2 ISBN 9780224073806

Description

The first volume of Bernard Donoughue's "Downing Street Diary" was described by Charles Moore in the "Daily Telegraph" as 'the best account of Harold Wlson's last days'; 'the sheer scale and detail are fascinating' wrote Peter Riddell in the TLS. This second volume covers the three years, 1976-79, when Donoughue was Senior Policy Advisor to James Callaghan. At first Callaghan quickly established dominance over his cabinet and restored calm after the plots and scandals of the later Wilson years. His incomes policy reduced inflation and, in the teeth of opposition from the left wing, he negotiated the notorious IMF loan at the expense of eliminating some of Labour's most cherished dreams. By 1978, Callaghan, a politician of great patriotism and decency, seemed to have succeeded in steering Britain into calmer waters. But then the storm broke. Trade union militants brushed aside their mediocre leaders and launched a ferocious attack on Callaghan's pay policy, driving up inflation and demonstrating the government's impotence. In the diaries we see the prime minister and the government paralysed as the 'Winter of Discontent' began to bite and politics took to the streets.
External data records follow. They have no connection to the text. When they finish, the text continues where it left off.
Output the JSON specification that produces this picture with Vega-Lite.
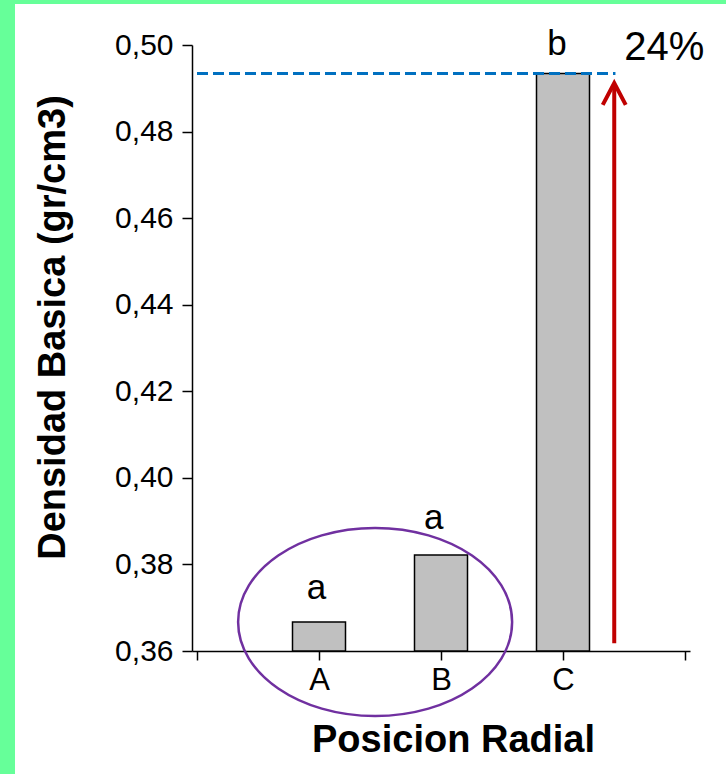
{
  "$schema": "https://vega.github.io/schema/vega-lite/v6.json",
  "padding": 0,
  "background": "white",
  "autosize": {"type": "pad"},
  "bounds": "flush",
  "spacing": 0,
  "datasets": {
    "bars": [
      {"x": 1, "y": 0.3667, "posicion": "A"},
      {"x": 2, "y": 0.3822, "posicion": "B"},
      {"x": 3, "y": 0.4934, "posicion": "C"}
    ],
    "letters": [
      {"x": 0.98, "y": 0.3745, "t": "a"},
      {"x": 1.94, "y": 0.3907, "t": "a"},
      {"x": 2.95, "y": 0.5002, "t": "b"}
    ],
    "pct": [{"x": 3.83, "y": 0.4993, "t": "24%"}],
    "refline": [{"x": 0, "x2": 3.43, "y": 0.4934}],
    "arrow": [{"x": 3.42, "y": 0.3618, "y2": 0.4905}],
    "arrowhead": [{"x": 3.42, "y": 0.4912}],
    "ellipse": [{"x": 1.46, "y": 0.3667}]
  },
  "hconcat": [
    {
      "width": 15,
      "height": 774,
      "data": {"values": []},
      "mark": "point",
      "view": {"fill": "#66FF99", "stroke": null}
    },
    {
      "bounds": "flush",
      "spacing": 41,
      "vconcat": [
        {
          "width": 711,
          "height": 4,
          "data": {"values": []},
          "mark": "point",
          "view": {"fill": "#66FF99", "stroke": null}
        },
        {
          "bounds": "flush",
          "spacing": 176,
          "hconcat": [
            {
              "width": 1,
              "height": 1,
              "data": {"values": []},
              "mark": "point",
              "view": {"stroke": null}
            },
            {
              "width": 498,
              "height": 606,
              "encoding": {
                "x": {
                  "field": "x",
                  "type": "quantitative",
                  "title": "Posicion Radial",
                  "scale": {"domain": [0, 4], "nice": false, "zero": false},
                  "axis": {
                    "values": [0, 1, 2, 3, 4],
                    "labelExpr": "datum.value == 1 ? 'A' : datum.value == 2 ? 'B' : datum.value == 3 ? 'C' : ''",
                    "grid": false,
                    "labelFontSize": 31,
                    "labelColor": "black",
                    "labelPadding": 5,
                    "tickSize": 9,
                    "tickColor": "black",
                    "tickWidth": 1.5,
                    "domainColor": "black",
                    "domainWidth": 1.5,
                    "titleFontSize": 38,
                    "titleFontWeight": "bold",
                    "titleColor": "black",
                    "titlePadding": 26,
                    "titleX": 261
                  }
                },
                "y": {
                  "field": "y",
                  "type": "quantitative",
                  "title": "Densidad Basica (gr/cm3)",
                  "scale": {"domain": [0.36, 0.5], "nice": false, "zero": false},
                  "axis": {
                    "values": [0.36, 0.38, 0.4, 0.42, 0.44, 0.46, 0.48, 0.5],
                    "labelExpr": "replace(format(datum.value, '.2f'), '.', ',')",
                    "grid": false,
                    "labelFontSize": 30,
                    "labelColor": "black",
                    "labelPadding": 9,
                    "tickSize": 10,
                    "tickColor": "black",
                    "tickWidth": 1.5,
                    "domainColor": "black",
                    "domainWidth": 1.5,
                    "titleFontSize": 38,
                    "titleFontWeight": "bold",
                    "titleColor": "black",
                    "titlePadding": 42,
                    "titleY": 282
                  }
                }
              },
              "layer": [
                {
                  "data": {"name": "bars"},
                  "mark": {"type": "bar", "width": 53, "fill": "#C0C0C0", "stroke": "black", "strokeWidth": 1.5},
                  "encoding": {"y2": {"datum": 0.36}}
                },
                {
                  "data": {"name": "refline"},
                  "mark": {"type": "rule", "color": "#0070C0", "strokeWidth": 3, "strokeDash": [11, 5]},
                  "encoding": {"x2": {"field": "x2"}}
                },
                {
                  "data": {"name": "arrow"},
                  "mark": {"type": "rule", "color": "#C00000", "strokeWidth": 4},
                  "encoding": {"y2": {"field": "y2"}}
                },
                {
                  "data": {"name": "arrowhead"},
                  "mark": {"type": "point", "shape": "M -1 1.9 L 0 0 L 1 1.9", "filled": false, "stroke": "#C00000", "strokeWidth": 4, "size": 529, "opacity": 1}
                },
                {
                  "data": {"name": "ellipse"},
                  "mark": {"type": "point", "shape": "M -1 0 A 1 0.686 0 1 0 1 0 A 1 0.686 0 1 0 -1 0 Z", "filled": false, "stroke": "#7030A0", "strokeWidth": 2.5, "size": 75076, "opacity": 1}
                },
                {
                  "data": {"name": "letters"},
                  "mark": {"type": "text", "fontSize": 35, "align": "center", "baseline": "middle", "color": "black"},
                  "encoding": {"text": {"field": "t"}}
                },
                {
                  "data": {"name": "pct"},
                  "mark": {"type": "text", "fontSize": 40, "align": "center", "baseline": "middle", "color": "black"},
                  "encoding": {"text": {"field": "t"}}
                }
              ]
            }
          ]
        }
      ]
    }
  ],
  "config": {
    "view": {"stroke": null},
    "font": "Liberation Sans"
  }
}
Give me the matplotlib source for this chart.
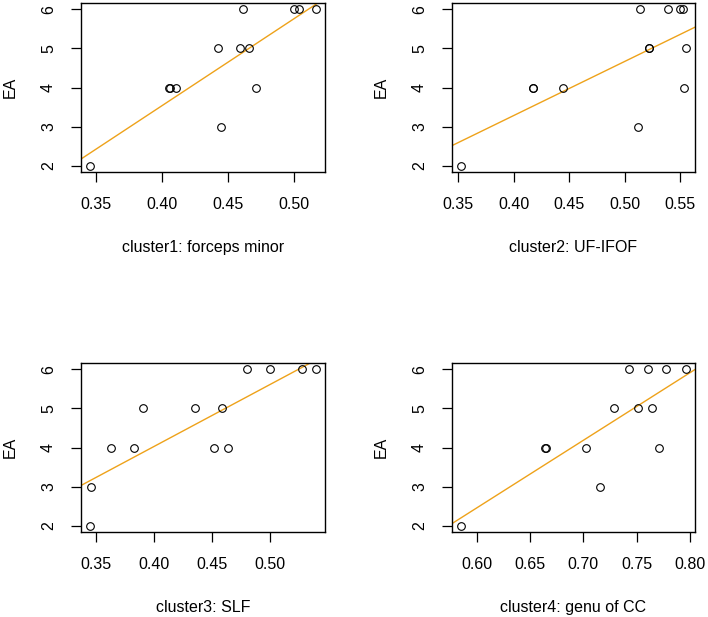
import numpy as np
import matplotlib
matplotlib.use("Agg")
import matplotlib.pyplot as plt

plt.rcParams['font.family'] = ['Liberation Sans', 'DejaVu Sans']

ea = [2, 3, 4, 4, 4, 4, 5, 5, 5, 6, 6, 6, 6]

c1 = [0.3454, 0.4447, 0.4050, 0.4058, 0.4103, 0.4714,
      0.4426, 0.4594, 0.4660, 0.4614, 0.5006, 0.5037, 0.5169]
c2 = [0.3524, 0.5115, 0.4172, 0.4176, 0.4447, 0.5536,
      0.5218, 0.5222, 0.5551, 0.5136, 0.5386, 0.5497, 0.5527]
c3 = [0.3448, 0.3457, 0.3627, 0.3823, 0.4518, 0.4640,
      0.3907, 0.4351, 0.4582, 0.4798, 0.4997, 0.5271, 0.5393]
c4 = [0.5849, 0.7154, 0.6640, 0.6650, 0.7022, 0.7714,
      0.7292, 0.7509, 0.7648, 0.7425, 0.7607, 0.7774, 0.7965]

clusters = [c1, c2, c3, c4]
labels = ['cluster1: forceps minor', 'cluster2: UF-IFOF',
          'cluster3: SLF', 'cluster4: genu of CC']
xticks = [[0.35, 0.40, 0.45, 0.50],
          [0.35, 0.40, 0.45, 0.50, 0.55],
          [0.35, 0.40, 0.45, 0.50],
          [0.60, 0.65, 0.70, 0.75, 0.80]]

W, H = 708, 617
fig = plt.figure(figsize=(W / 100, H / 100), dpi=100)

# axes boxes in pixels: left, top, right, bottom
boxes = [(81, 3, 325, 172), (452, 3, 695, 172),
         (81, 363, 325, 532), (452, 363, 695, 532)]

fs = 11.5
for x, lab, ticks, (l, t, r, b) in zip(clusters, labels, xticks, boxes):
    ax = fig.add_axes([l / W, 1 - b / H, (r - l) / W, (b - t) / H])
    x = np.array(x)
    y = np.array(ea)
    ax.plot(x, y, 'o', mfc='none', mec='black', ms=5.5, mew=0.8, zorder=3)
    xr = x.max() - x.min()
    xlim = (x.min() - 0.04 * xr, x.max() + 0.04 * xr)
    ax.set_xlim(xlim)
    ax.set_ylim(2 - 0.16, 6 + 0.16)
    # least squares line (abline of lm)
    k, c = np.polyfit(x, y, 1)
    xs = np.array(xlim)
    ax.plot(xs, k * xs + c, color='#EEA21A', lw=1.0, zorder=2)

    ax.set_xticks(ticks)
    ax.set_xticklabels(['%.2f' % v for v in ticks])
    ax.set_yticks([2, 3, 4, 5, 6])
    ax.set_yticklabels(['2', '3', '4', '5', '6'], rotation=90, va='center')
    ax.tick_params(direction='out', length=7, width=0.9, labelsize=fs,
                   pad=11, colors='black')
    for s in ax.spines.values():
        s.set_linewidth(1.0)
    ax.set_xlabel(lab, fontsize=fs, labelpad=20)
    ax.set_ylabel('EA', fontsize=fs, labelpad=17)

fig.savefig('out.png', dpi=100)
As Labour drifted to inevitable defeat in the 1979 election we see Callaghan fighting honourably. From the smoke of battle there emerges a striking new leader: Margaret Thatcher. The diaries describe vividly both the decline and final collapse of 'old' Labour and how Mrs Thatcher took the opportunity to launch her crusade to dismantle trade union power and much of the British public sector. Besides James Callaghan the chief figures in this volume of Lord Donoughue's diaries are Roy Jenkins, Denis Healey, Tony Crosland, Michael Foot, Shirley Williams, David Owen and Tony Benn.